1. Cut a piece of 1/2" square walnut stock - length should be at least 12" -14"
2. Put an auxillary fence on your miter guide for your table saw
3. Set the angle of the blade to 19 degrees and set the blade to about 3/8" of an inch high
4. Cut each part of the facet by rotating it and cutting each side
5. Then I took the piece over to my miter saw and CAREFULLY cut the plug to length.
6. I now have one plug roughed out
7. I then took the 1/2" stock back to the table saw and repeated the procedure.
8. I then set the table saw blade back to 0 degrees, and set the depth, so that only 1/16" of the blade was exposed. I moved down from the facets a kerf width, and cut the plugs to get the proud part, rotating to each side.
9. I then took them to the band saw, and set the fence about a 1/16" away, and cut the side off to get the results you now see.

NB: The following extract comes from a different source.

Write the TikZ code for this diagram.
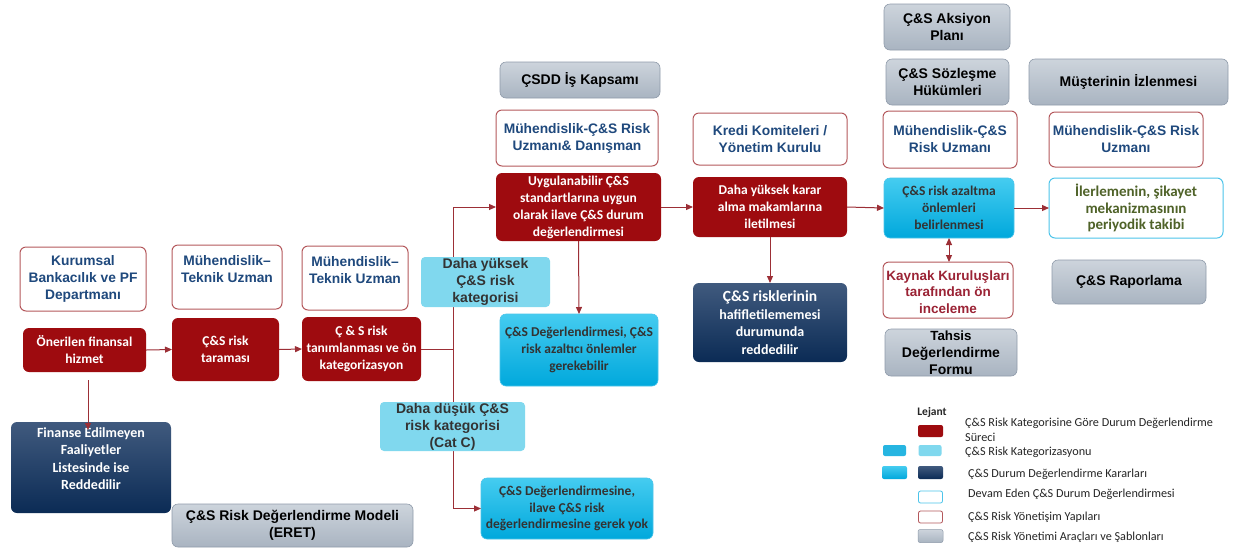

In both the table saw, and band saw cases a zero-clearance insert was necessary.

I have a roughly 3/8" square plug left. Now trying to decide whether or not to round the edges and just drill the holes in the doors or to drill the doors and square up the holes, and THEN glue the plugs in. I wil let you know what i do.

This is a bit scary on the band saw, but the depths of the table saw blade cutting the facets and exposing the proud parts were pretty safe.

Hope this helps Next time:

From long 1/2" Sq stock:

1) Cut the facets. Just set the angle you want, set a stop block, and raise the blade to through cut. The facets will be formed.

2) Cut a dado around the stock below the facets to reduce to 3/8 sq

3) Cut to length

Easy, and safe

Bruce Page
12-22-2007, 3:07 PM
I made a couple dozen of these out of ironwood. They weren’t quick nor easy…at least not for me. :o

Jamie Buxton
12-22-2007, 10:09 PM
Wow. It never even occurred to me to make a flange around the top. That makes it much more complicated to make. I just make the mortises with a hollow-chisel mortiser, and make the pegs a fairly tight fit. With a wipe of glue in the mortise, push the peg in until it is correct proudness. Don't push it in too far, because you'll have to destroy it to pull it back out.